The BD180s, certainly, they were the originals.

I have a HP 333A that I am hoping to be able measure the distortion (and look at the distortion products) of the two channels to see if there is much difference between the channels , but was waiting until I had set the centre point and bias correctly.

The thing is noisy, now that I have got it into the main system and listened to it properly. A hiss and occasional sounds like distant popcorn...

In terms of transistors if I have on hand from a helpful old boy with a stock of NOS are BDN21B and 2N5873.

They’re not quite up to the BD180 but should be faster than the 2n3055 in there now, what do we think?
 
Looks like an ancient metal can (TO-1?) transistor where I suppose an input stage is. Could even be Ge - that case was used on types like the 2SB56. I wouldn’t put it past the small signal transistors of the era to sound like popcorn. Like the old infamous 2SA720 and 2SC458 in that horrible air-cavity TO-92. Every single one of those I’ve seen goes bad and sounds like popcorn or distant thunder. Old resistors can get noisy too, so don’t discount those either.

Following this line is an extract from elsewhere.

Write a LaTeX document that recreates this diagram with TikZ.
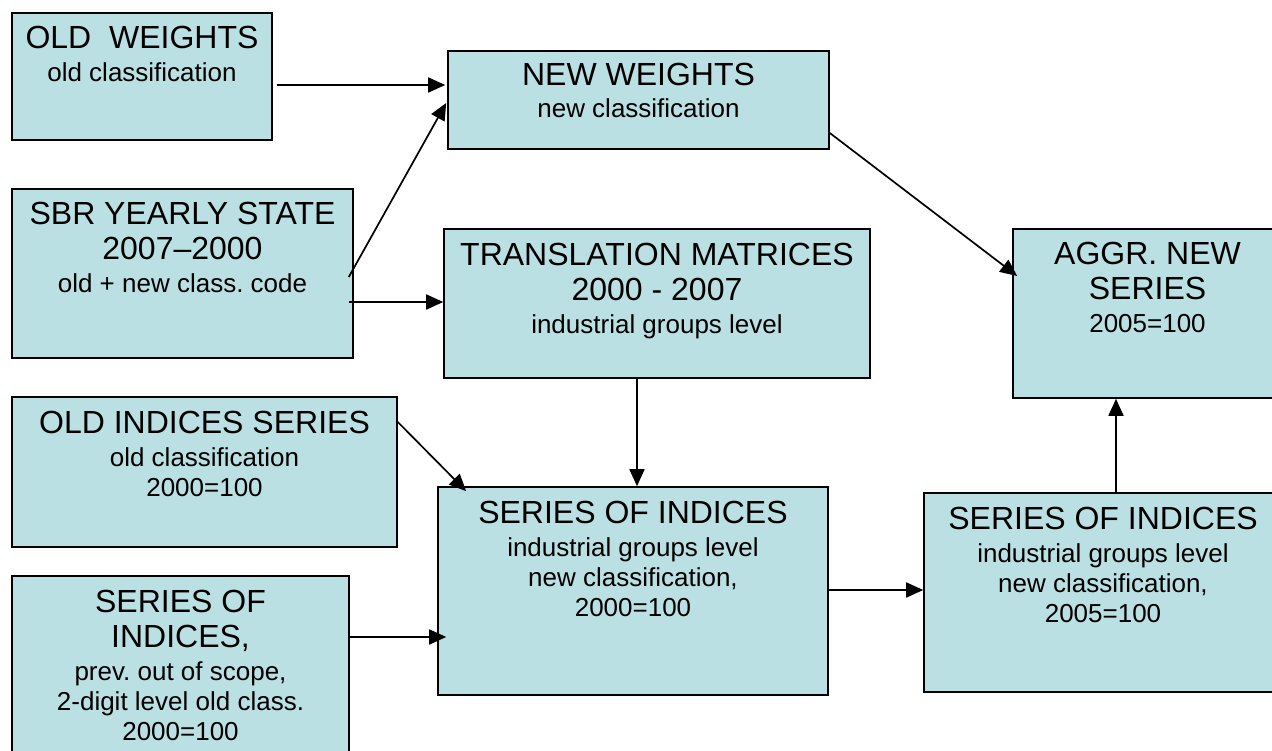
\documentclass[tikz,border=0pt]{standalone}
\usepackage{fontspec}
\setmainfont{Liberation Sans}
\usetikzlibrary{arrows.meta}
\newcommand\tbig{\fontsize{32}{35}\selectfont}
\definecolor{boxfill}{RGB}{187,224,227}
\frenchspacing
\begin{document}
\begin{tikzpicture}[x=1pt,y=1pt,
  box/.style={draw=black,fill=boxfill,line width=1.6pt,rectangle,inner sep=0pt},
  txt/.style={anchor=north,align=center,inner sep=0pt,font=\fontsize{26}{30}\selectfont\frenchspacing},
  conn/.style={line width=1.7pt,-{Triangle[length=17pt,width=15pt]}}]
\useasboundingbox (0,0) rectangle (1272,-751);
\clip (0,0) rectangle (1272,-751);
% boxes
\node[box,minimum width=260pt,minimum height=127pt] (ow) at (142,-76.5) {};
\node[box,minimum width=341pt,minimum height=169pt] (sbr) at (182.5,-273.5) {};
\node[box,minimum width=381pt,minimum height=98pt] (nw) at (638.5,-100) {};
\node[box,minimum width=426pt,minimum height=149pt] (tm) at (657,-303.5) {};
\node[box,minimum width=269pt,minimum height=169pt] (ag) at (1147.5,-313.5) {};
\node[box,minimum width=385pt,minimum height=150pt] (oi) at (204.5,-472) {};
\node[box,minimum width=390pt,minimum height=208pt] (sm) at (633,-591) {};
\node[box,minimum width=358pt,minimum height=199pt] (sr) at (1103,-592.5) {};
\node[box,minimum width=337pt,minimum height=194pt] (sl) at (180.5,-673) {};
% texts
\node[txt] (owt) at ([yshift=-14pt]ow.north) {{\tbig OLD\ \ WEIGHTS}\\[3pt]old classification};
\node[txt] (nwt) at ([yshift=-13pt]nw.north) {{\tbig NEW WEIGHTS}\\[2pt]new classification};
\node[txt] (sbrt) at ([yshift=-14pt]sbr.north) {{\tbig SBR YEARLY STATE}\\[5pt]{\tbig 2007–2000}\\[3pt]old + new class. code};
\node[txt] (tmt) at ([yshift=-15pt]tm.north) {{\tbig TRANSLATION MATRICES}\\[5pt]{\tbig 2000 - 2007}\\[3pt]industrial groups level};
\node[txt] (agt) at ([yshift=-14pt]ag.north) {{\tbig AGGR. NEW}\\[5pt]{\tbig SERIES}\\[3pt]2005=100};
\node[txt] (oit) at ([yshift=-15pt]oi.north) {{\tbig OLD INDICES SERIES}\\[3pt]old classification\\2000=100};
\node[txt] (smt) at ([yshift=-15pt]sm.north) {{\tbig SERIES OF INDICES}\\[3pt]industrial groups level\\new classification,\\2000=100};
\node[txt] (srt) at ([yshift=-15pt]sr.north) {{\tbig SERIES OF INDICES}\\[3pt]industrial groups level\\new classification,\\2005=100};
\node[txt] (slt) at ([yshift=-15pt]sl.north) {{\tbig SERIES OF}\\[5pt]{\tbig INDICES,}\\[3pt]prev. out of scope,\\2-digit level old class.\\2000=100};
% connectors
\draw[conn] ([xshift=4pt,yshift=-8.5pt]ow.east) -- ([xshift=-2pt,yshift=15pt]nw.west);
\draw[conn] ([xshift=-5pt,yshift=-3.5pt]sbr.east) -- ([xshift=-1pt,yshift=-3pt]nw.west);
\draw[conn] ([xshift=-5pt,yshift=-28.5pt]sbr.east) -- ([yshift=1.5pt]tm.west);
\draw[conn] ([yshift=-33pt]nw.east) -- ([xshift=5pt,yshift=37.5pt]ag.west);
\draw[conn] ([xshift=-20pt]tm.south) -- ([xshift=4pt]sm.north);
\draw[conn] ([yshift=50pt]oi.east) -- ([xshift=29pt,yshift=-5pt]sm.north west);
\draw[conn] ([yshift=36pt]sl.east) -- ([xshift=9pt,yshift=-46pt]sm.west);
\draw[conn] ([yshift=1pt]sm.east) -- ([yshift=2.5pt]sr.west);
\draw[conn] ([xshift=13pt]sr.north) -- ([xshift=-31.5pt]ag.south);
\end{tikzpicture}
\end{document}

There is probably nothing *wrong* with those old 3055’s, but a ruggedized device isn’t really needed here unless you use that for short circuit protection. I might pull them just to use them where they would be uniquely suitable, but if it’s working you could just leave it alone. Those old 2N587x types are more “audio” suitable - especially on a 52 volt supply. I have seen gain values all over the map on those - if you have a bunch to choose from you may want to match up a pair, and select for a gain of say 70. The PNPs will get into the 200 range at low current. Those old D180’s aren’t exactly what I’d call “fast” either. Nothing like today’s sustained-beta flatpacks. Again, nothing wrong with them in the application. Today’s amps would be using TO-220’s and really have a problem with burnout.